= Pseudoscalar =

Scalar quantity, changing sign in mirrored coordinates

In linear algebra, a pseudoscalar is a quantity that behaves like a scalar, except that it changes sign under a parity inversion while a true scalar does not.

A pseudoscalar, when multiplied by an ordinary vector, becomes a pseudovector (or axial vector); a similar construction creates the pseudotensor.
A pseudoscalar also results from any scalar product between a pseudovector and an ordinary vector. The prototypical example of a pseudoscalar is the scalar triple product, which can be written as the scalar product between one of the vectors in the triple product and the cross product between the two other vectors, where the latter is a pseudovector.

==In physics==
In physics, a pseudoscalar denotes a physical quantity analogous to a scalar. Both are physical quantities which assume a single value which is invariant under proper rotations. However, under the parity transformation, pseudoscalars flip their signs while scalars do not. As reflections through a plane are the combination of a rotation with the parity transformation, pseudoscalars also change signs under reflections.

===Motivation===
One of the most powerful ideas in physics is that physical laws do not change when one changes the coordinate system used to describe these laws. That a pseudoscalar reverses its sign when the coordinate axes are inverted suggests that it is not the best object to describe a physical quantity. In 3D-space, quantities described by a pseudovector are antisymmetric tensors of order 2, which are invariant under inversion. The pseudovector may be a simpler representation of that quantity, but suffers from the change of sign under inversion. Similarly, in 3D-space, the Hodge dual of a scalar is equal to a constant times the 3-dimensional Levi-Civita pseudotensor (or "permutation" pseudotensor); whereas the Hodge dual of a pseudoscalar is an antisymmetric (pure) tensor of order three. The Levi-Civita pseudotensor is a completely antisymmetric pseudotensor of order 3. Since the dual of the pseudoscalar is the product of two "pseudo-quantities", the resulting tensor is a true tensor, and does not change sign upon an inversion of axes. The situation is similar to the situation for pseudovectors and antisymmetric tensors of order 2. The dual of a pseudovector is an antisymmetric tensor of order 2 (and vice versa). The tensor is an invariant physical quantity under a coordinate inversion, while the pseudovector is not invariant.

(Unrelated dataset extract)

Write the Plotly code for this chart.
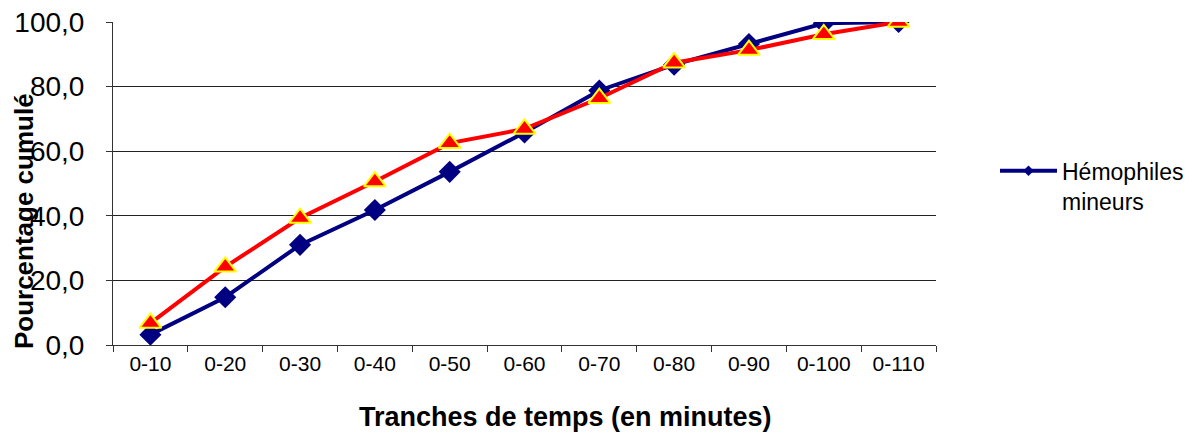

The situation can be extended to any dimension. Generally in an n-dimensional space the Hodge dual of an order r tensor will be an antisymmetric pseudotensor of order (n − r) and vice versa. In particular, in the four-dimensional spacetime of special relativity, a pseudoscalar is the dual of a fourth-order tensor and is proportional to the four-dimensional Levi-Civita pseudotensor.

===Examples===
- The stream function $\psi(x,y)$ for a two-dimensional, incompressible fluid flow $\mathbf{v}(x,y)=\langle \partial_{y}\psi,-\partial_{x}\psi\rangle$.
- Magnetic charge is a pseudoscalar as it is mathematically defined, regardless of whether it exists physically.
- Helicity is the projection (dot product) of a spin pseudovector onto the direction of momentum (a true vector).
- Pseudoscalar particles, i.e. particles with spin 0 and odd parity, that is, a particle with no intrinsic spin with wave function that changes sign under parity inversion. Examples are pseudoscalar mesons.

==In geometric algebra==

A pseudoscalar in a geometric algebra is a highest-grade element of the algebra. For example, in two dimensions there are two orthogonal basis vectors, $e_1$, $e_2$ and the associated highest-grade basis element is

$e_1 e_2 = e_{12}.$

So a pseudoscalar is a multiple of $e_{12}$. The element $e_{12}$ squares to −1 and commutes with all even elements – behaving therefore like the imaginary scalar $i$ in the complex numbers. It is these scalar-like properties which give rise to its name.

In this setting, a pseudoscalar changes sign under a parity inversion, since if

$(e_1,e_2) \mapsto (u_1, u_2)$

is a change of basis representing an orthogonal transformation, then

$e_1 e_2 \mapsto u_1 u_2 = \pm e_1 e_2,$

where the sign depends on the determinant of the transformation. Pseudoscalars in geometric algebra thus correspond to the pseudoscalars in physics.